Exercise objective
Wherever the word "with" appears in the entries, copy the whole line.

Dataset rows:

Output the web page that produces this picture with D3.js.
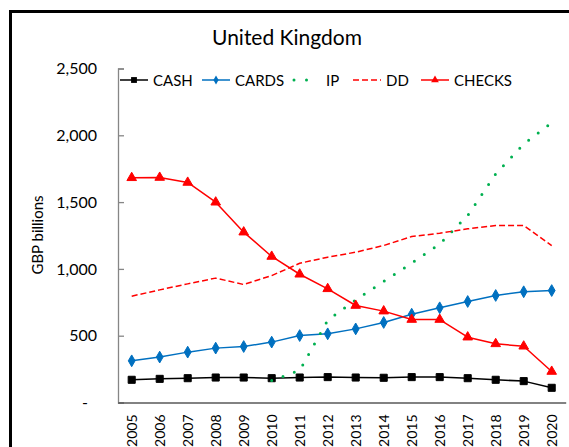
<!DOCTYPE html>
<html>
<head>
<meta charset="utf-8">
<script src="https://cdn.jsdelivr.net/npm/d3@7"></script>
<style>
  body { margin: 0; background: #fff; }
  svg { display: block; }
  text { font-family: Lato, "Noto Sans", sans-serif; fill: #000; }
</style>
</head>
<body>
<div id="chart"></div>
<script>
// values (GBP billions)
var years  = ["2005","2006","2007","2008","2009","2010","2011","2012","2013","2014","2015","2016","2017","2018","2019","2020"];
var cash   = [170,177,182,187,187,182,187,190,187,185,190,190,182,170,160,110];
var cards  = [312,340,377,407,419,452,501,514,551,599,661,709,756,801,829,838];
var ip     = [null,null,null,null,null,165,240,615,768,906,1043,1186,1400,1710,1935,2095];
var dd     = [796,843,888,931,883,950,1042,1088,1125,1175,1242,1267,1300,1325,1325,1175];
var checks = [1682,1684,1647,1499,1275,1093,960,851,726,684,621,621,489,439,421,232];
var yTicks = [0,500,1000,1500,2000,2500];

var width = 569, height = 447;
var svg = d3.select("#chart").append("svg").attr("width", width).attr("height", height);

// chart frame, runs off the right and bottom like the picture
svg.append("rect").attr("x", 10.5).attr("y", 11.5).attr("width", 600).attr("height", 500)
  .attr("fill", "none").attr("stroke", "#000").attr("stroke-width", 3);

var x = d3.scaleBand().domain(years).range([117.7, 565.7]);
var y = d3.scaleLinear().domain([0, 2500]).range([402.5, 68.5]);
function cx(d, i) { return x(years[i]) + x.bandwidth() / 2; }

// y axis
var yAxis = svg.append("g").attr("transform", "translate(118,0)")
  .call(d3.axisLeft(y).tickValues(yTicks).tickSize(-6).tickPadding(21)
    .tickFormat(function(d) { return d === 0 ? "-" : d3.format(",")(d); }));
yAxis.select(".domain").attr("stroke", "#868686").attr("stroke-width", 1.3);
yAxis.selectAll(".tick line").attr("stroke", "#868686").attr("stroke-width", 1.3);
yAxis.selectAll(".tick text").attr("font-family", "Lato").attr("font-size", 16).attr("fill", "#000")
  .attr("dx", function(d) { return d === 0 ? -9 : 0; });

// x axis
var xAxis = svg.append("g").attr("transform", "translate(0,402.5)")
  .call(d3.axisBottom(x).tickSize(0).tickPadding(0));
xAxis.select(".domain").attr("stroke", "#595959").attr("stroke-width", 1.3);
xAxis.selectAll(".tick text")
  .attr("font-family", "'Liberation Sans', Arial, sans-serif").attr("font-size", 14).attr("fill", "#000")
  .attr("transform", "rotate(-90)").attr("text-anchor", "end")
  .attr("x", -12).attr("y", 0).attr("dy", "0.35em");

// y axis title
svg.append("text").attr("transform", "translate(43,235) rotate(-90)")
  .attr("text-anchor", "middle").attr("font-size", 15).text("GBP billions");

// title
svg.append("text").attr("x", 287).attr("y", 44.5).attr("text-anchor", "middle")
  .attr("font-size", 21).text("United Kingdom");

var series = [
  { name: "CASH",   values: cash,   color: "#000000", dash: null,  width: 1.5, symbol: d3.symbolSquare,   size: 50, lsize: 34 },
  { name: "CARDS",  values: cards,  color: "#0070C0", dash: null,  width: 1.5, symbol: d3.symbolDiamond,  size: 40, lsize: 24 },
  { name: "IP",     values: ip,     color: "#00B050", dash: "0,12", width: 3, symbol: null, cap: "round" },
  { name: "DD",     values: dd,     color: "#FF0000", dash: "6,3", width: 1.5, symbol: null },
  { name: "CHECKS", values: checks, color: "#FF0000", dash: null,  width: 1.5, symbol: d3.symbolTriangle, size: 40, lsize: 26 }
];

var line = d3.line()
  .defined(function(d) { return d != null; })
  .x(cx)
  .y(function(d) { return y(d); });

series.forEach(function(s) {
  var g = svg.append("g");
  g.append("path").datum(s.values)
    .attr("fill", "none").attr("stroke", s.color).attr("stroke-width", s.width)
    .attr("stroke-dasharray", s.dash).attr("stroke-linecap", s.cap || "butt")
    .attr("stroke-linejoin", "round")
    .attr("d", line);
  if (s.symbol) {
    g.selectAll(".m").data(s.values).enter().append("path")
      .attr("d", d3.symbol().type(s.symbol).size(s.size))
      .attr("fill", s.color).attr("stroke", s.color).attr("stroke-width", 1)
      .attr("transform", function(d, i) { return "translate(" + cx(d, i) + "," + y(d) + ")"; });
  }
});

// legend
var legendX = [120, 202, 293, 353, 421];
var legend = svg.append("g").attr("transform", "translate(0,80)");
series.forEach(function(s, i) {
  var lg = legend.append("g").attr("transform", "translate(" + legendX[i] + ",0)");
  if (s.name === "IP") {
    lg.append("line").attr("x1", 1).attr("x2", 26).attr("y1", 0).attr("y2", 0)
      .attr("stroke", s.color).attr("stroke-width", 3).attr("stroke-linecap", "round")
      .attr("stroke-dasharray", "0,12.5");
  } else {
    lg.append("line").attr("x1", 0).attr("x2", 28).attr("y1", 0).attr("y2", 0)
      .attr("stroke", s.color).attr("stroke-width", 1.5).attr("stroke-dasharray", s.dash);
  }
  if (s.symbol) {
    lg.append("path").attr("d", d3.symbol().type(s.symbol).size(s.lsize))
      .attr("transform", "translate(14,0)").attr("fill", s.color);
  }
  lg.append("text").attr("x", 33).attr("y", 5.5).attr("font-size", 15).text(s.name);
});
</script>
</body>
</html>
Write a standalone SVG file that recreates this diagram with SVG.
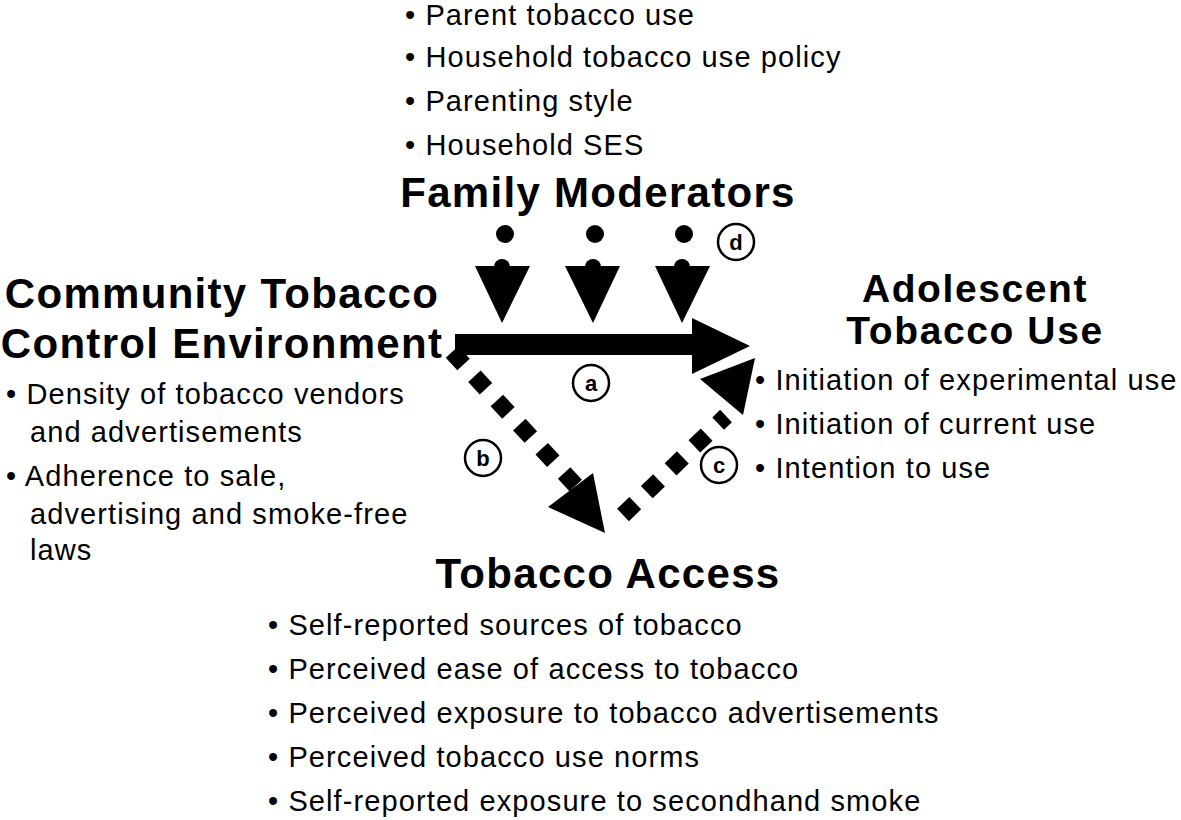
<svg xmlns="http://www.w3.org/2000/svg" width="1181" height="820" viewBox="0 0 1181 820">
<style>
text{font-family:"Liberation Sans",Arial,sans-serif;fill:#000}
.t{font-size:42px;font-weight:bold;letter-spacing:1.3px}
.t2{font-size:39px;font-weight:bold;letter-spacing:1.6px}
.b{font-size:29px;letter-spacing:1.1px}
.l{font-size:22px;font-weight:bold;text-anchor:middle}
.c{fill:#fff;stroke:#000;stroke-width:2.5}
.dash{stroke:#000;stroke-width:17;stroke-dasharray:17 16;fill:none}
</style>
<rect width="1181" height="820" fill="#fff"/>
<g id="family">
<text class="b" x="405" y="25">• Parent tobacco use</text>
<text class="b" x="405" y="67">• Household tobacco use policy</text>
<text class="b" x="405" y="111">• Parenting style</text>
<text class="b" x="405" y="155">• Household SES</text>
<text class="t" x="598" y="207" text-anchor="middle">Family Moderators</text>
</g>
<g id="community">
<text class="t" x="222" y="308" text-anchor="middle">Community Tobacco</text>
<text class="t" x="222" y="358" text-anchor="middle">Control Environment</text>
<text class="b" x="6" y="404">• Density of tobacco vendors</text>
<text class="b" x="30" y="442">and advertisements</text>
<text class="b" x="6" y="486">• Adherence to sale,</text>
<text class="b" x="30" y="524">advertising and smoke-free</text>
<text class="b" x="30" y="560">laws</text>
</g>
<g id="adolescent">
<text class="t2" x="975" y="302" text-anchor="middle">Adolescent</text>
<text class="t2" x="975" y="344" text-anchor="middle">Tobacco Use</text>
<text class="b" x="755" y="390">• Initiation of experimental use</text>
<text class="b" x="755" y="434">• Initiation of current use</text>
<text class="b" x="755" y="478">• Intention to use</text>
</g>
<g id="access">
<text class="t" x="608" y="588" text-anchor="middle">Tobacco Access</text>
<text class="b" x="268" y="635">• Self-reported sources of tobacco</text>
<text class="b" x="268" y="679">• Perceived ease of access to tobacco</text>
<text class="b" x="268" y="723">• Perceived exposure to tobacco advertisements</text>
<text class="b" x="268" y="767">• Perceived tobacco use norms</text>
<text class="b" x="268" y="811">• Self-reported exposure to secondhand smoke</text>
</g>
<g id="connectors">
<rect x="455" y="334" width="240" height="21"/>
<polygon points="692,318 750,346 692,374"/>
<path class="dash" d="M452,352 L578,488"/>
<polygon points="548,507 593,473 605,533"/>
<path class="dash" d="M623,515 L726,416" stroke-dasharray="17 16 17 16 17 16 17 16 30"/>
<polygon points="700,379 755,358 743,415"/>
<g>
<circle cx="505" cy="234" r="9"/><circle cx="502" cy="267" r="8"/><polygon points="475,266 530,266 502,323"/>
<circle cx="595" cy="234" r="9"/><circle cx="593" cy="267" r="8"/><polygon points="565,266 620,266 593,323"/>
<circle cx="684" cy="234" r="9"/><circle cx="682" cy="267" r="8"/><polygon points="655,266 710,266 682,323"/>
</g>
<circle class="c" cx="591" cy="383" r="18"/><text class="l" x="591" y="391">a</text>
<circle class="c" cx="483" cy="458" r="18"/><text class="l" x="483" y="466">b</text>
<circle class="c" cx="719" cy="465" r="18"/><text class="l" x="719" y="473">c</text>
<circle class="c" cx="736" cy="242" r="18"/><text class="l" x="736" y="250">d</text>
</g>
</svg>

Answer below
Output the web page that produces this picture with D3.js.
Write a standalone SVG file that recreates this diagram with SVG.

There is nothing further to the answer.